The past few days, I've been over at my sister's place, visiting for the Thanksgiving weekend. She's currently very pregnant, so she can't really travel much until the baby is born. She also lives pretty far away from me and my parents. So, we decided to go visit her instead!

The other day, she asked if I wanted to go to her OB/GYN appointment. I said sure, why not? She invited my mom as well, as she wants to be involved as much as humanly possible with my sister's pregancy and eventual post-partum business.

The doctor who came in was very nice. He was also very Southern, referring to my sister as "miss" and "ma'am" and all that. He asked if my mom and I wanted to help him record the baby's heartbeat. My mom stood up quick and grabbed the machine. It was interesting, how the heart sounded very "wooshy". The doctor explained that we were listening to it's backside.

I also got the chance to feel for the heartbeat. The baby either was saying hi or was getting agitated because it kicked the doppler when I was using it. I'm still thinking about how funny and cool that was.

I'm realizing I'm writing this like it's a rough draft for a personal essay project for high school or something. But all of this just makes me really excited, if I'll be honest.

I can't wait to be an uncle. Or aunt. Or auntuncle. Or uncleaunt. Or something?

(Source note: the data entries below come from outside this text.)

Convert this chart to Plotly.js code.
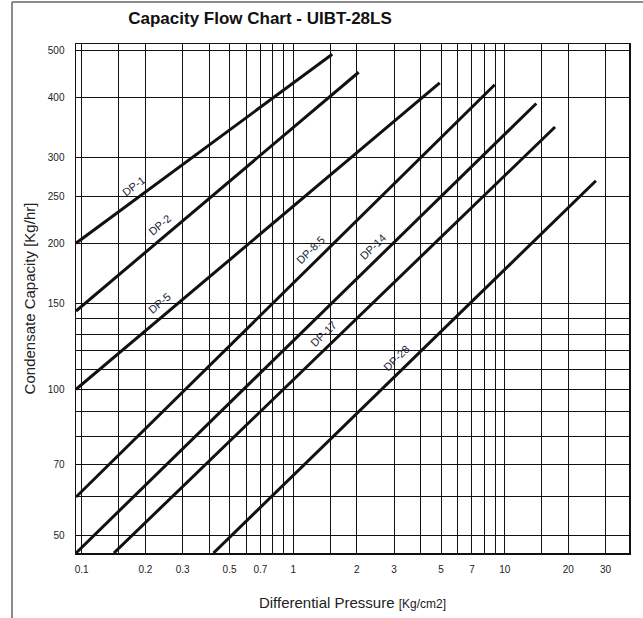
<!DOCTYPE html>
<html>
<head>
<meta charset="utf-8">
<script src="https://cdn.plot.ly/plotly-3.0.1.min.js"></script>
<style>
  html, body { margin: 0; padding: 0; background: #ffffff; }
  #chart { width: 643px; height: 618px; }
</style>
</head>
<body>
<div id="chart"></div>
<script>
// ---------- data ----------
const seriesNames = ['DP-1', 'DP-2', 'DP-5', 'DP-8.5', 'DP-14', 'DP-17', 'DP-28'];
// differential pressure [Kg/cm2] / capacity [Kg/hr] at start and end of each line
const dp1X = [0.094, 1.53],  dp1Y = [200, 490];
const dp2X = [0.094, 2.04],  dp2Y = [145, 450];
const dp5X = [0.094, 4.93],  dp5Y = [100, 428];
const dp85X = [0.094, 8.97], dp85Y = [60, 424];
const dp14X = [0.094, 14.1], dp14Y = [46, 388];
const dp17X = [0.142, 17.3], dp17Y = [46, 347];
const dp28X = [0.42, 27.0],  dp28Y = [46, 269];

// axis tick labels and extra grid lines
const xTickVals = [0.1, 0.2, 0.3, 0.5, 0.7, 1, 2, 3, 5, 7, 10, 20, 30];
const xTickText = ['0.1', '0.2', '0.3', '0.5', '0.7', '1', '2', '3', '5', '7', '10', '20', '30'];
const xGridOnly = [0.15, 0.4, 0.6, 0.8, 0.9, 1.5, 4, 6, 8, 9, 15];
const yTickVals = [50, 70, 100, 150, 200, 250, 300, 400, 500];
const yTickText = ['50', '70', '100', '150', '200', '250', '300', '400', '500'];
const yGridOnly = [60, 80, 90, 110, 120, 130, 140];

// where along each line its label sits (x position, Kg/cm2)
const labelAtX = [0.19, 0.254, 0.254, 1.32, 2.6, 1.52, 3.37];

// ---------- layout constants ----------
const W = 643, H = 618;
const M = { l: 76, r: 14, t: 44, b: 65 };
const plotW = W - M.l - M.r, plotH = H - M.t - M.b;
const xRange = [Math.log10(0.094), Math.log10(38.7)];
const yRange = [Math.log10(46), 2.7114];
const pxPerDecX = plotW / (xRange[1] - xRange[0]);
const pxPerDecY = plotH / (yRange[1] - yRange[0]);

const xs = [dp1X, dp2X, dp5X, dp85X, dp14X, dp17X, dp28X];
const ys = [dp1Y, dp2Y, dp5Y, dp85Y, dp14Y, dp17Y, dp28Y];

const traces = seriesNames.map((name, i) => ({
  type: 'scatter', mode: 'lines', name: name,
  x: xs[i], y: ys[i],
  line: { color: '#111111', width: 3 },
  hoverinfo: 'x+y+name'
}));

const annotations = seriesNames.map((name, i) => {
  const lx0 = Math.log10(xs[i][0]), lx1 = Math.log10(xs[i][1]);
  const ly0 = Math.log10(ys[i][0]), ly1 = Math.log10(ys[i][1]);
  const k = (ly1 - ly0) / (lx1 - lx0);
  const lx = Math.log10(labelAtX[i]);
  const ly = ly0 + k * (lx - lx0);
  const theta = Math.atan(k * pxPerDecY / pxPerDecX);
  const off = 12;
  return {
    x: lx, y: ly, xref: 'x', yref: 'y',
    text: name, showarrow: false,
    textangle: -theta * 180 / Math.PI,
    xanchor: 'center', yanchor: 'middle',
    xshift: -off * Math.sin(theta), yshift: off * Math.cos(theta),
    font: { family: 'Liberation Sans, Arial, sans-serif', size: 11, color: '#1a1f38' }
  };
});

const gridStyle = { showgrid: true, gridcolor: '#111111', gridwidth: 1 };

const layout = {
  width: W, height: H,
  margin: M,
  paper_bgcolor: '#ffffff', plot_bgcolor: '#ffffff',
  showlegend: false,
  font: { family: 'Liberation Sans, Arial, sans-serif', color: '#222222' },
  title: {
    text: 'Capacity Flow Chart - UIBT-28LS',
    font: { family: 'Liberation Sans, Arial, sans-serif', size: 17, color: '#111111', weight: 'bold' },
    x: 260 / W, xref: 'container', xanchor: 'center',
    y: 1 - 18 / H, yref: 'container', yanchor: 'middle'
  },
  xaxis: {
    type: 'log', range: xRange, automargin: false,
    tickmode: 'array', tickvals: xTickVals, ticktext: xTickText,
    ticks: '', ticklabelstandoff: 6,
    tickfont: { size: 10, color: '#222222' },
    ...gridStyle,
    minor: { tickmode: 'array', tickvals: xGridOnly, showgrid: true, gridcolor: '#111111', gridwidth: 1, ticks: '' },
    showline: true, linecolor: '#111111', linewidth: 1.5, mirror: true,
    zeroline: false,
    title: {
      text: 'Differential Pressure <span style="font-size:12px">[Kg/cm2]</span>',
      font: { size: 15, color: '#222222' }, standoff: 24
    }
  },
  yaxis: {
    type: 'log', range: yRange, automargin: false,
    tickmode: 'array', tickvals: yTickVals, ticktext: yTickText,
    ticks: '', ticklabelstandoff: 8,
    tickfont: { size: 10, color: '#222222' },
    ...gridStyle,
    minor: { tickmode: 'array', tickvals: yGridOnly, showgrid: true, gridcolor: '#111111', gridwidth: 1, ticks: '' },
    showline: true, linecolor: '#111111', linewidth: 1.5, mirror: true,
    zeroline: false,
    title: {
      text: 'Condensate Capacity [Kg/hr]',
      font: { size: 15, color: '#222222' }, standoff: 8
    }
  },
  annotations: annotations,
  shapes: [
    { type: 'line', xref: 'paper', yref: 'paper',
      x0: (12 - M.l) / plotW, x1: (W - M.l) / plotW,
      y0: (H - M.b - 2) / plotH, y1: (H - M.b - 2) / plotH,
      line: { color: '#666666', width: 1.5 } },
    { type: 'line', xref: 'paper', yref: 'paper',
      x0: (12 - M.l) / plotW, x1: (12 - M.l) / plotW,
      y0: (H - M.b - 2) / plotH, y1: -M.b / plotH,
      line: { color: '#666666', width: 1.5 } }
  ]
};

Plotly.newPlot('chart', traces, layout, { displayModeBar: false, staticPlot: true });
</script>
</body>
</html>
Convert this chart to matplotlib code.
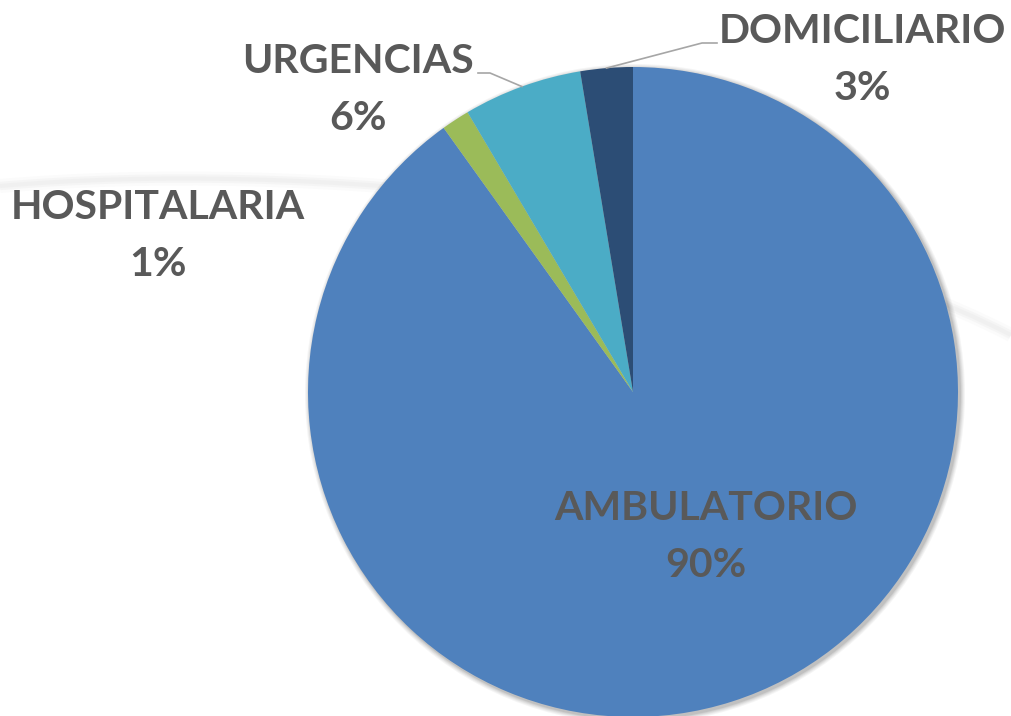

You see, I don't really want to be referred to with a prefix. I know a lot of it is because of my weird gender nonsense. But a lot of it is because I don't have the world's greatest relationships with my aunts and uncles (with the exception of one). I kinda just wanna be called by my name. No prefix needed. but I also know it would probably piss off my sister if I told her that, so I'm just going to keep my mouth shut for the time being.

Regardless, I am excited to have a baby around, even if it's mostly at a spiritual level since I won't be physically seeing it often. Considering my grandmother's illness and my family's overall depressive state, I believe it'll help restore some hope in my family members. I know it'll probably have the same effect on me, at least.